Eye of God

While hunting around for images to put under the latest Soren Says title, I came across the image you’ll find under the title above. The diagram I actually put there is fun, but this is incredibly beatiful – try to imagine what it must have been like to be the first to see this through a telescope. Too bad it’s a fake. I guess there are a number of these photographic natural wonders going around, some of which are collected at the About.com site where I found these. Not all of them, however. This picture of a forest fire in the Bitterroot National Forest of Montana is the real thing, evidently.

Comments

  1. The Ironic Catholic says

    very cool!

  2. Rufus McCain says

    This is an authentic photograph — or rather, composite of photos — taken by NASA’s Hubble Space Telescope and at the Kitt Peak National Observatory in Arizona.

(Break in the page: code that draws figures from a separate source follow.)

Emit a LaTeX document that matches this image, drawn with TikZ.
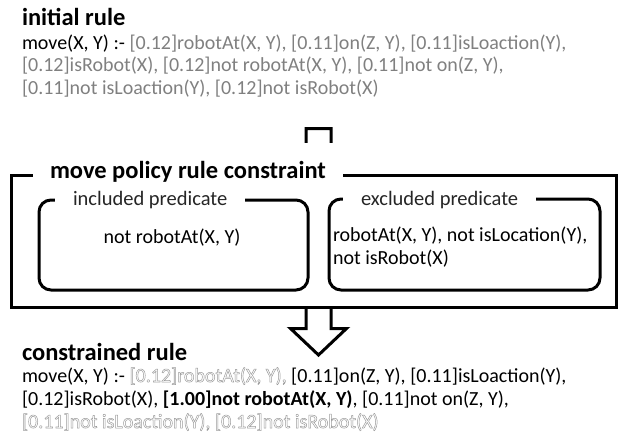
\documentclass[tikz,border=0pt]{standalone}
\usepackage{fontspec}
\setmainfont{Carlito}
\usetikzlibrary{positioning}
\pgfdeclarelayer{bg}
\pgfsetlayers{bg,main}
\definecolor{rulegray}{HTML}{808080}
\definecolor{faded}{HTML}{9A9A9A}
% outlined (stroke only) text for the dropped predicates
\newcommand{\hollow}[1]{{\color{faded}\special{pdf:literal direct 1 Tr 0.5 w}#1\special{pdf:literal direct 0 Tr}}}
\tikzset{
    every node/.style={inner sep=0pt, outer sep=0pt}
}
\tikzset{
    heading/.style={anchor=base west, font=\fontsize{24.5}{28}\selectfont\bfseries},
    ruletext/.style={anchor=base west, align=left, font=\fontsize{20}{23}\selectfont},
    frame/.style={draw, line width=3pt, fill=white},
    boxtitle/.style={anchor=base west, fill=white, inner xsep=18pt, inner ysep=2pt},
    predtext/.style={font=\fontsize{20}{23}\selectfont}
}

\begin{document}
\begin{tikzpicture}[x=1pt, y=-1pt]
        \useasboundingbox (0,0) rectangle (621,436);
        % constraint boxes
        \node (policy) [frame, minimum width=605pt, minimum height=132pt] at (313.5,241) {};
        \node (policyT) [boxtitle, inner xsep=17pt, text height=33pt, font=\fontsize{24.5}{28}\selectfont\bfseries] at (33,178) {move policy rule constraint};
        \node (incl) [frame, rounded corners=12pt, minimum width=269pt, minimum height=90pt] at (173.5,245) {};
        \node (inclT) [boxtitle, font=\fontsize{20.5}{24}\selectfont, text=black!85] at (55,205) {included predicate};
        \node (excl) [frame, rounded corners=12pt, minimum width=271pt, minimum height=91pt] at (464.5,244.5) {};
        \node (exclT) [boxtitle, font=\fontsize{20.5}{24}\selectfont, text=black!85] at (343,205) {excluded predicate};
        \node (inclP) [predtext, anchor=base] at (172,243) {not robotAt(X, Y)};
        \node (exclP) [predtext, anchor=base west, align=left] at (333,264) {robotAt(X, Y), not isLocation(Y),\\not isRobot(X)};
        \begin{pgfonlayer}{bg}
                \draw [line width=3pt, fill=white, line join=miter] (306,128.5) -- (331,128.5) -- (331,328.5) -- (346.5,328.5) -- (318.5,355) -- (290.5,328.5) -- (306,328.5) -- cycle;
        \end{pgfonlayer}
        % rules before and after
        \node (initT) [heading] at (22,26) {initial rule};
        \node (initR) [ruletext] at (22,95) {move(X, Y) :- {\color{rulegray}[0.12]robotAt(X, Y), [0.11]on(Z, Y), [0.11]isLoaction(Y),}\\
                {\color{rulegray}[0.12]isRobot(X), [0.12]not robotAt(X, Y), [0.11]not on(Z, Y),}\\
                {\color{rulegray}[0.11]not isLoaction(Y), [0.12]not isRobot(X)}};
        \node (consT) [heading] at (22,360) {constrained rule};
        \node (consR) [ruletext] at (22,428) {move(X, Y) :- \hollow{[0.12]robotAt(X, Y),} [0.11]on(Z, Y), [0.11]isLoaction(Y),\\
                {[0.12]isRobot(X),} \textbf{[1.00]not robotAt(X, Y)}, [0.11]not on(Z, Y),\\
                \hollow{[0.11]not isLoaction(Y), [0.12]not isRobot(X)}};
\end{tikzpicture}
\end{document}
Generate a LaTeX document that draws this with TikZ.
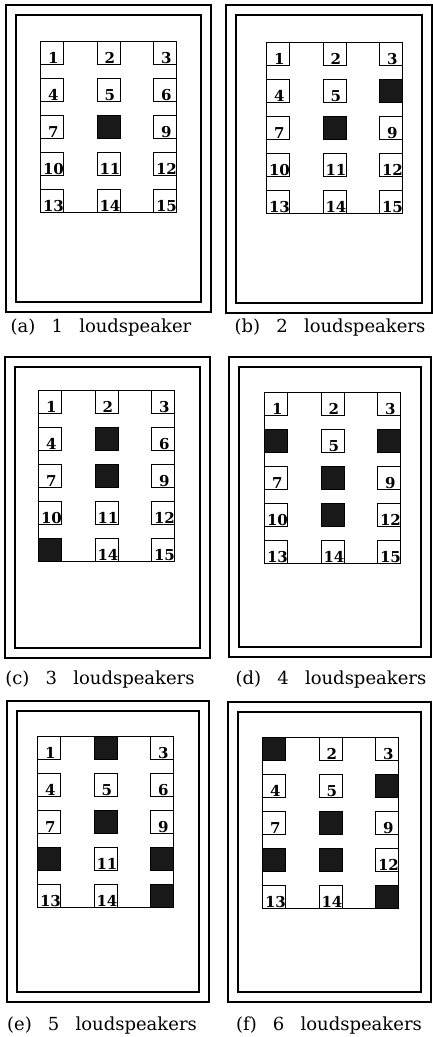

The image was featured on NASA’s Website as an Astronomy Picture of the Day in May 2003 and thereafter posted on a number of Websites under the title “The Eye of God” (though I have found no evidence that NASA has ever referred to it as such). The awe-inspiring image has also been featured on magazine covers and in articles about space imagery.

    What it actually depicts is the so-called Helix Nebula, described by astronomers as “a trillion-mile-long tunnel of glowing gases.” At its center is dying star which has ejected masses of dust and gas to form tentacle-like filaments stretching toward an outer rim composed of the same material. Our own sun may look like this in several billion years.